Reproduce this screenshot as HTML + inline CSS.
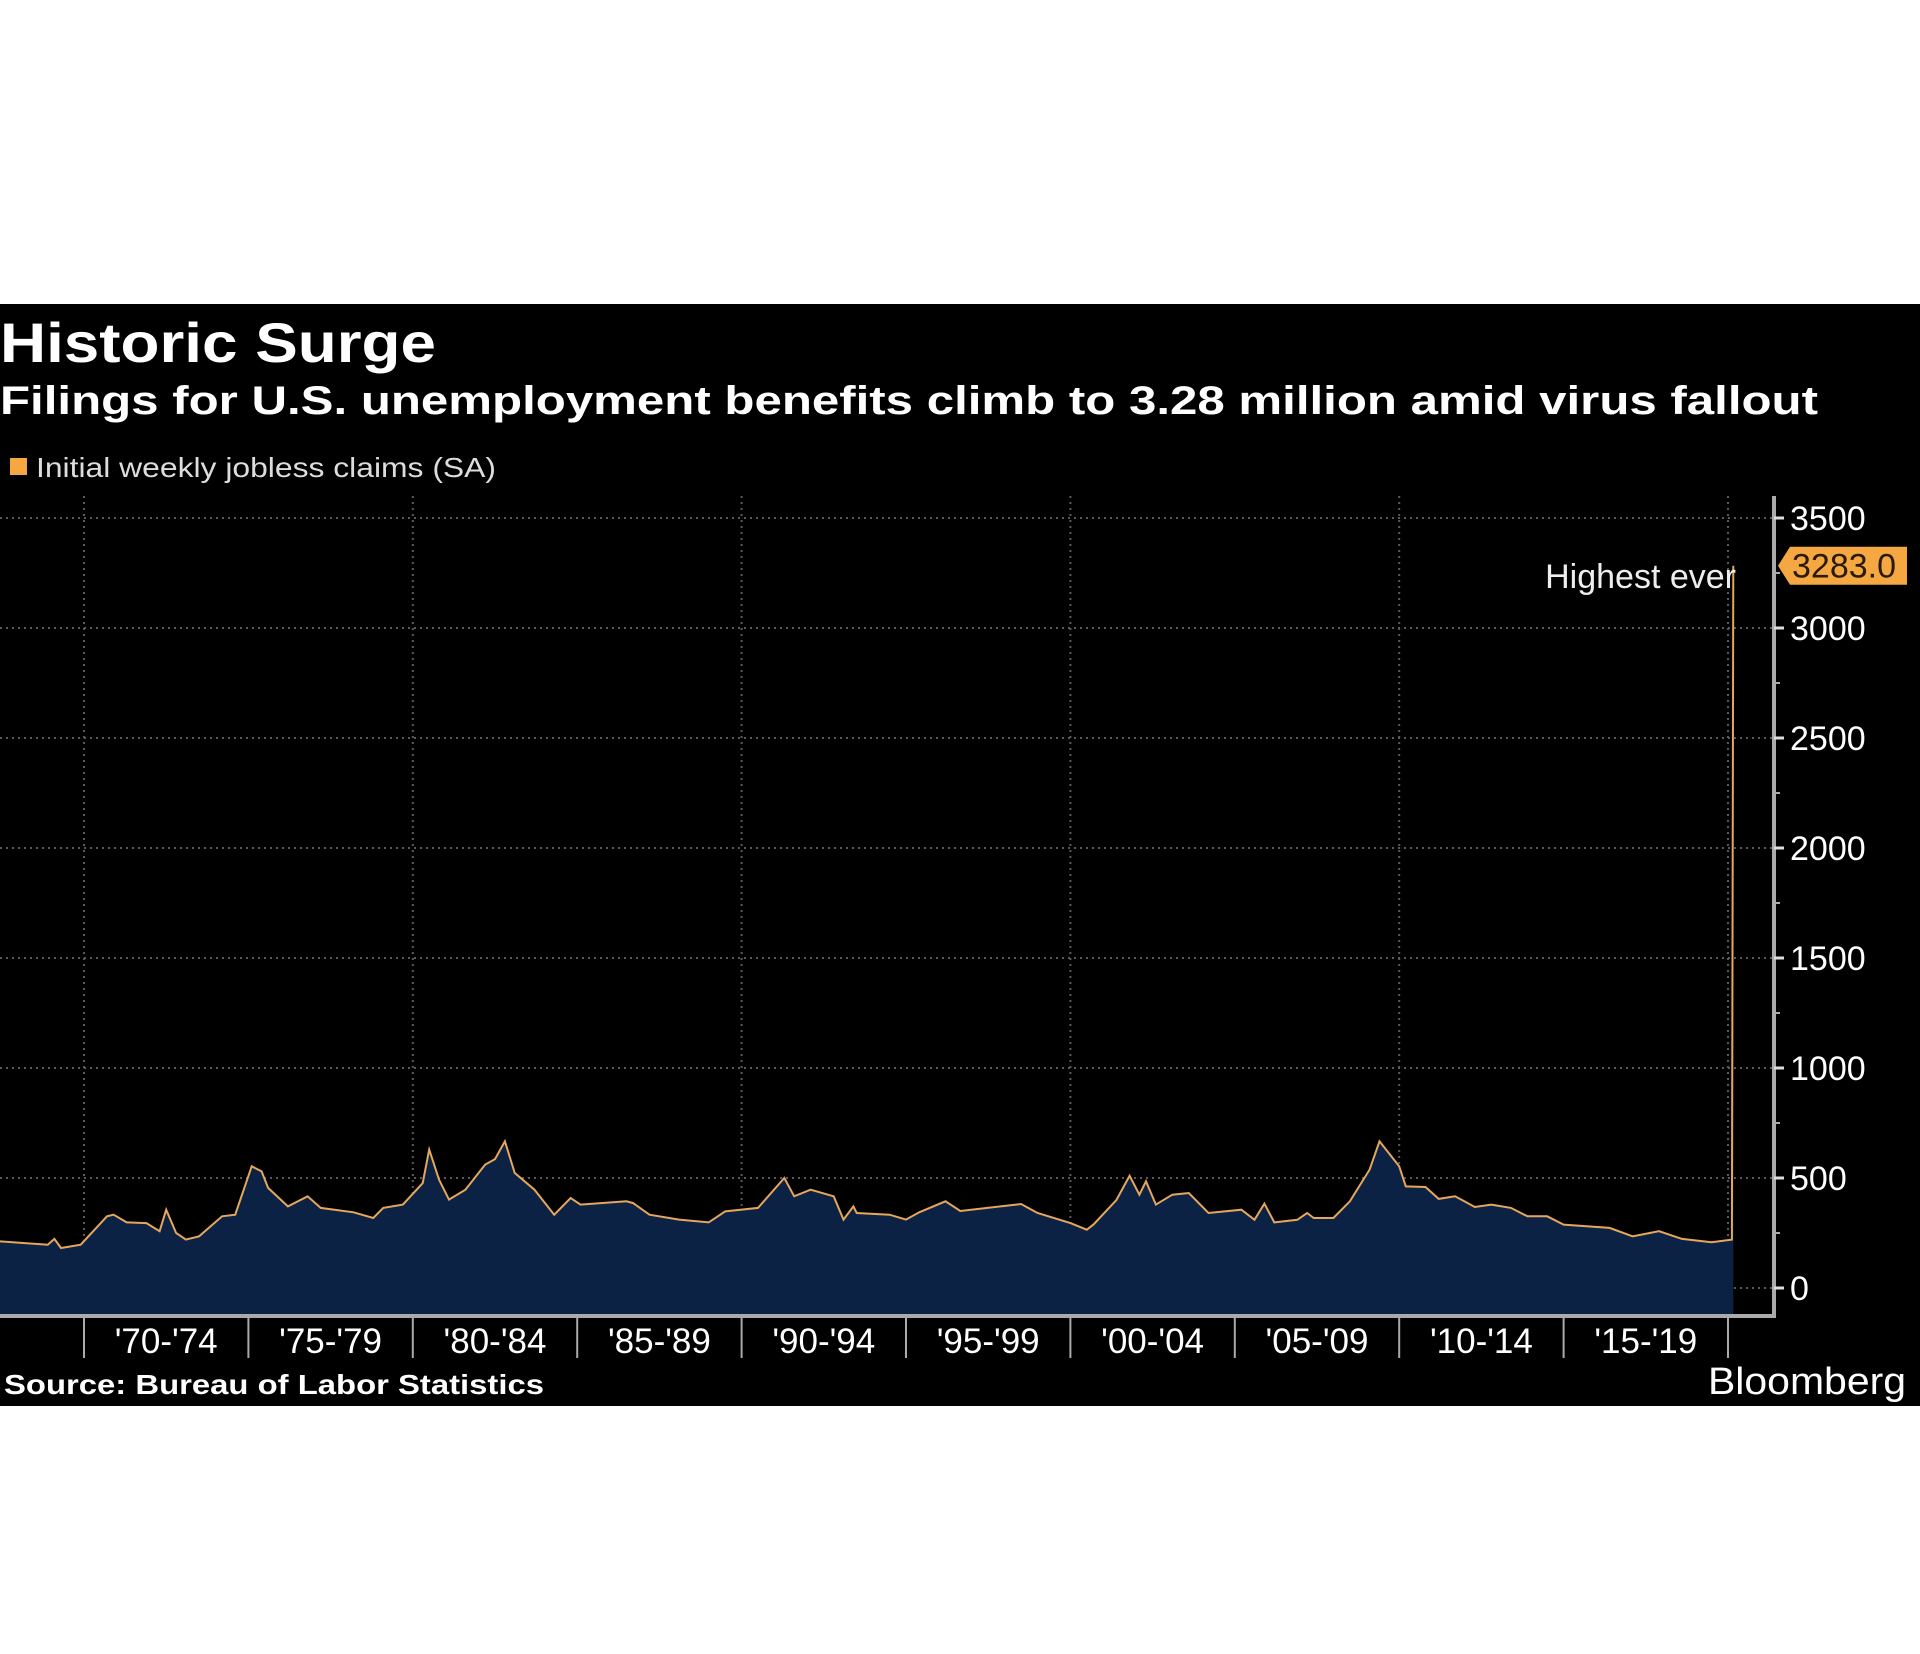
<!DOCTYPE html>
<html><head><meta charset="utf-8"><style>
html,body{margin:0;padding:0;background:#fff;width:1920px;height:1654px;overflow:hidden}
svg{display:block}
</style></head><body>
<svg id="chart" width="1920" height="1654" xmlns="http://www.w3.org/2000/svg">
<rect x="0" y="304" width="1920" height="1102" fill="#000"/>
<text x="0" y="362" fill="#fff" font-family="Liberation Sans, sans-serif" font-weight="bold" font-size="56" textLength="436" lengthAdjust="spacingAndGlyphs">Historic Surge</text>
<text x="0" y="414" fill="#fff" font-family="Liberation Sans, sans-serif" font-weight="bold" font-size="40" textLength="1818" lengthAdjust="spacingAndGlyphs">Filings for U.S. unemployment benefits climb to 3.28 million amid virus fallout</text>
<rect x="10" y="458" width="17" height="17" fill="#f5a742"/>
<text x="36" y="477" fill="#ddd" font-family="Liberation Sans, sans-serif" font-size="28" textLength="460" lengthAdjust="spacingAndGlyphs">Initial weekly jobless claims (SA)</text>
<g id="grid"></g>
<g id="plot"></g>
<g id="axes"></g>
<text x="4" y="1394" fill="#fff" font-family="Liberation Sans, sans-serif" font-weight="bold" font-size="28" textLength="540" lengthAdjust="spacingAndGlyphs">Source: Bureau of Labor Statistics</text>
<text x="1708" y="1394" fill="#fff" font-family="Liberation Sans, sans-serif" font-size="38" textLength="198" lengthAdjust="spacingAndGlyphs">Bloomberg</text>
</svg>
<script>
const years = [1967.45,1968.9,1969.1,1969.3,1969.9,1970.7,1970.9,1971.3,1971.9,1972.3,1972.5,1972.8,1973.1,1973.5,1974.2,1974.6,1975.1,1975.4,1975.6,1976.2,1976.8,1977.2,1978.2,1978.8,1979.1,1979.7,1980.3,1980.5,1980.8,1981.1,1981.6,1982.2,1982.5,1982.8,1983.1,1983.7,1984.3,1984.8,1985.1,1986.5,1986.7,1987.2,1988.1,1989,1989.5,1990.5,1991.3,1991.6,1992.1,1992.8,1993.1,1993.4,1993.5,1994.5,1995,1995.4,1996.2,1996.65,1998.5,1999,2000,2000.5,2000.7,2001.4,2001.8,2002.1,2002.3,2002.6,2003.1,2003.6,2004.2,2005.2,2005.6,2005.9,2006.2,2006.9,2007.2,2007.4,2008,2008.5,2009.1,2009.4,2010,2010.2,2010.8,2011.2,2011.7,2012.3,2012.8,2013.4,2013.9,2014.5,2015,2016.4,2017.1,2017.9,2018.6,2019.5,2020.12,2020.16];
const claims = [212,197,223,182,197,326,333,298,295,258,356,250,220,235,326,333,553,530,455,371,417,364,344,318,364,379,477,629,492,402,447,561,586,667,523,447,333,409,379,394,386,333,311,298,348,364,500,417,447,417,311,371,341,333,311,344,394,350,382,341,295,265,288,400,510,424,485,379,424,432,341,356,310,383,298,310,341,318,318,394,538,667,553,462,459,405,417,368,379,364,326,326,288,273,235,258,223,208,220,3283];
const yTicks = [0,500,1000,1500,2000,2500,3000,3500];
const periodLabels = ["'70-'74","'75-'79","'80-'84","'85-'89","'90-'94","'95-'99","'00-'04","'05-'09","'10-'14","'15-'19"];
const periodStarts = [1970,1975,1980,1985,1990,1995,2000,2005,2010,2015,2020];

const NS="http://www.w3.org/2000/svg";
const X0=84, X1=1728, Y0=1288, Y1=518;
const xs = y => X0 + (y-1970)*(X1-X0)/50;
const ys = v => Y0 - v*(Y0-Y1)/3500;
function mk(tag, attrs, parent){const e=document.createElementNS(NS,tag);for(const k in attrs)e.setAttribute(k,attrs[k]);parent.appendChild(e);return e;}
const grid=document.getElementById('grid'), plot=document.getElementById('plot'), axes=document.getElementById('axes');

yTicks.forEach(v=>{
  const g=mk('line',{x1:0,x2:1774,y1:ys(v),y2:ys(v),stroke:'#5a5a5a','stroke-width':2,'stroke-dasharray':'2 4'},grid);
  
  
});
[1970,1980,1990,2000,2010,2020].forEach(y=>{
  const g=mk('line',{x1:xs(y),x2:xs(y),y1:496,y2:1316,stroke:'#5a5a5a','stroke-width':2,'stroke-dasharray':'2 4'},grid);
  
  
});

let pts = years.map((y,i)=>xs(y).toFixed(1)+','+ys(claims[i]).toFixed(1));
const lastX = xs(years[years.length-1]);
const area=mk('path',{d:'M0,'+ys(claims[0]).toFixed(1)+' L'+pts.join(' L')+' L'+lastX.toFixed(1)+',1316 L0,1316 Z',fill:'#0c2244'},plot);


const line=mk('polyline',{points:'0,'+ys(claims[0]).toFixed(1)+' '+pts.join(' '),fill:'none',stroke:'#e6a75a','stroke-width':2},plot);



const ann=mk('text',{x:1736,y:588,'text-anchor':'end',fill:'#eee','font-family':'Liberation Sans Narrow, Liberation Sans, sans-serif','font-size':34},plot);
ann.textContent='Highest ever';



const ya=mk('line',{x1:1774,x2:1774,y1:496,y2:1316,stroke:'#aaa','stroke-width':4},axes);


const xa=mk('line',{x1:0,x2:1776,y1:1316,y2:1316,stroke:'#aaa','stroke-width':4},axes);


for(let v=250; v<3500; v+=500){
  const t=mk('line',{x1:1774,x2:1780,y1:ys(v),y2:ys(v),stroke:'#aaa','stroke-width':2},axes);
  
  
}
yTicks.forEach(v=>{
  const t=mk('line',{x1:1774,x2:1784,y1:ys(v),y2:ys(v),stroke:'#ddd','stroke-width':3},axes);
  
  
  const l=mk('text',{x:1790,y:ys(v)+12,fill:'#fff','font-family':'Liberation Sans Narrow, Liberation Sans, sans-serif','font-size':34},axes);
  l.textContent=v;
  
  
});
periodStarts.forEach(y=>{
  const t=mk('line',{x1:xs(y),x2:xs(y),y1:1316,y2:1358,stroke:'#aaa','stroke-width':2},axes);
  
  
});
periodLabels.forEach((s,i)=>{
  const l=mk('text',{x:(xs(periodStarts[i])+xs(periodStarts[i+1]))/2,y:1353,'text-anchor':'middle',fill:'#fff','font-family':'Liberation Sans Narrow, Liberation Sans, sans-serif','font-size':35},axes);
  l.textContent=s;
  
  
});
const lv=claims[claims.length-1], ly=ys(lv);
const tag=mk('path',{d:`M1778,${ly} L1790,${ly-19} L1907,${ly-19} L1907,${ly+19} L1790,${ly+19} Z`,fill:'#f5a742'},axes);


const tv=mk('text',{x:1792,y:ly+12,fill:'#2a1a00','font-family':'Liberation Sans Narrow, Liberation Sans, sans-serif','font-size':34},axes);
tv.textContent=lv.toFixed(1);


</script>
</body></html>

◆ ◆ ◆ ◆

*Exercise goal*: Without including any picture, repeat the data exactly.

*The solution*:
Reproduce this screenshot as HTML + inline CSS.
<!DOCTYPE html>
<html><head><meta charset="utf-8"><style>
html,body{margin:0;padding:0;background:#fff;width:1920px;height:1654px;overflow:hidden}
svg{display:block}
</style></head><body>
<svg id="chart" width="1920" height="1654" xmlns="http://www.w3.org/2000/svg">
<rect x="0" y="304" width="1920" height="1102" fill="#000"/>
<text x="0" y="362" fill="#fff" font-family="Liberation Sans, sans-serif" font-weight="bold" font-size="56" textLength="436" lengthAdjust="spacingAndGlyphs">Historic Surge</text>
<text x="0" y="414" fill="#fff" font-family="Liberation Sans, sans-serif" font-weight="bold" font-size="40" textLength="1818" lengthAdjust="spacingAndGlyphs">Filings for U.S. unemployment benefits climb to 3.28 million amid virus fallout</text>
<rect x="10" y="458" width="17" height="17" fill="#f5a742"/>
<text x="36" y="477" fill="#ddd" font-family="Liberation Sans, sans-serif" font-size="28" textLength="460" lengthAdjust="spacingAndGlyphs">Initial weekly jobless claims (SA)</text>
<g id="grid"></g>
<g id="plot"></g>
<g id="axes"></g>
<text x="4" y="1394" fill="#fff" font-family="Liberation Sans, sans-serif" font-weight="bold" font-size="28" textLength="540" lengthAdjust="spacingAndGlyphs">Source: Bureau of Labor Statistics</text>
<text x="1708" y="1394" fill="#fff" font-family="Liberation Sans, sans-serif" font-size="38" textLength="198" lengthAdjust="spacingAndGlyphs">Bloomberg</text>
</svg>
<script>
const years = [1967.45,1968.9,1969.1,1969.3,1969.9,1970.7,1970.9,1971.3,1971.9,1972.3,1972.5,1972.8,1973.1,1973.5,1974.2,1974.6,1975.1,1975.4,1975.6,1976.2,1976.8,1977.2,1978.2,1978.8,1979.1,1979.7,1980.3,1980.5,1980.8,1981.1,1981.6,1982.2,1982.5,1982.8,1983.1,1983.7,1984.3,1984.8,1985.1,1986.5,1986.7,1987.2,1988.1,1989,1989.5,1990.5,1991.3,1991.6,1992.1,1992.8,1993.1,1993.4,1993.5,1994.5,1995,1995.4,1996.2,1996.65,1998.5,1999,2000,2000.5,2000.7,2001.4,2001.8,2002.1,2002.3,2002.6,2003.1,2003.6,2004.2,2005.2,2005.6,2005.9,2006.2,2006.9,2007.2,2007.4,2008,2008.5,2009.1,2009.4,2010,2010.2,2010.8,2011.2,2011.7,2012.3,2012.8,2013.4,2013.9,2014.5,2015,2016.4,2017.1,2017.9,2018.6,2019.5,2020.12,2020.16];
const claims = [212,197,223,182,197,326,333,298,295,258,356,250,220,235,326,333,553,530,455,371,417,364,344,318,364,379,477,629,492,402,447,561,586,667,523,447,333,409,379,394,386,333,311,298,348,364,500,417,447,417,311,371,341,333,311,344,394,350,382,341,295,265,288,400,510,424,485,379,424,432,341,356,310,383,298,310,341,318,318,394,538,667,553,462,459,405,417,368,379,364,326,326,288,273,235,258,223,208,220,3283];
const yTicks = [0,500,1000,1500,2000,2500,3000,3500];
const periodLabels = ["'70-'74","'75-'79","'80-'84","'85-'89","'90-'94","'95-'99","'00-'04","'05-'09","'10-'14","'15-'19"];
const periodStarts = [1970,1975,1980,1985,1990,1995,2000,2005,2010,2015,2020];

const NS="http://www.w3.org/2000/svg";
const X0=84, X1=1728, Y0=1288, Y1=518;
const xs = y => X0 + (y-1970)*(X1-X0)/50;
const ys = v => Y0 - v*(Y0-Y1)/3500;
function mk(tag, attrs, parent){const e=document.createElementNS(NS,tag);for(const k in attrs)e.setAttribute(k,attrs[k]);parent.appendChild(e);return e;}
const grid=document.getElementById('grid'), plot=document.getElementById('plot'), axes=document.getElementById('axes');

yTicks.forEach(v=>{
  const g=mk('line',{x1:0,x2:1774,y1:ys(v),y2:ys(v),stroke:'#5a5a5a','stroke-width':2,'stroke-dasharray':'2 4'},grid);
  
  
});
[1970,1980,1990,2000,2010,2020].forEach(y=>{
  const g=mk('line',{x1:xs(y),x2:xs(y),y1:496,y2:1316,stroke:'#5a5a5a','stroke-width':2,'stroke-dasharray':'2 4'},grid);
  
  
});

let pts = years.map((y,i)=>xs(y).toFixed(1)+','+ys(claims[i]).toFixed(1));
const lastX = xs(years[years.length-1]);
const area=mk('path',{d:'M0,'+ys(claims[0]).toFixed(1)+' L'+pts.join(' L')+' L'+lastX.toFixed(1)+',1316 L0,1316 Z',fill:'#0c2244'},plot);


const line=mk('polyline',{points:'0,'+ys(claims[0]).toFixed(1)+' '+pts.join(' '),fill:'none',stroke:'#e6a75a','stroke-width':2},plot);



const ann=mk('text',{x:1736,y:588,'text-anchor':'end',fill:'#eee','font-family':'Liberation Sans Narrow, Liberation Sans, sans-serif','font-size':34},plot);
ann.textContent='Highest ever';



const ya=mk('line',{x1:1774,x2:1774,y1:496,y2:1316,stroke:'#aaa','stroke-width':4},axes);


const xa=mk('line',{x1:0,x2:1776,y1:1316,y2:1316,stroke:'#aaa','stroke-width':4},axes);


for(let v=250; v<3500; v+=500){
  const t=mk('line',{x1:1774,x2:1780,y1:ys(v),y2:ys(v),stroke:'#aaa','stroke-width':2},axes);
  
  
}
yTicks.forEach(v=>{
  const t=mk('line',{x1:1774,x2:1784,y1:ys(v),y2:ys(v),stroke:'#ddd','stroke-width':3},axes);
  
  
  const l=mk('text',{x:1790,y:ys(v)+12,fill:'#fff','font-family':'Liberation Sans Narrow, Liberation Sans, sans-serif','font-size':34},axes);
  l.textContent=v;
  
  
});
periodStarts.forEach(y=>{
  const t=mk('line',{x1:xs(y),x2:xs(y),y1:1316,y2:1358,stroke:'#aaa','stroke-width':2},axes);
  
  
});
periodLabels.forEach((s,i)=>{
  const l=mk('text',{x:(xs(periodStarts[i])+xs(periodStarts[i+1]))/2,y:1353,'text-anchor':'middle',fill:'#fff','font-family':'Liberation Sans Narrow, Liberation Sans, sans-serif','font-size':35},axes);
  l.textContent=s;
  
  
});
const lv=claims[claims.length-1], ly=ys(lv);
const tag=mk('path',{d:`M1778,${ly} L1790,${ly-19} L1907,${ly-19} L1907,${ly+19} L1790,${ly+19} Z`,fill:'#f5a742'},axes);


const tv=mk('text',{x:1792,y:ly+12,fill:'#2a1a00','font-family':'Liberation Sans Narrow, Liberation Sans, sans-serif','font-size':34},axes);
tv.textContent=lv.toFixed(1);


</script>
</body></html>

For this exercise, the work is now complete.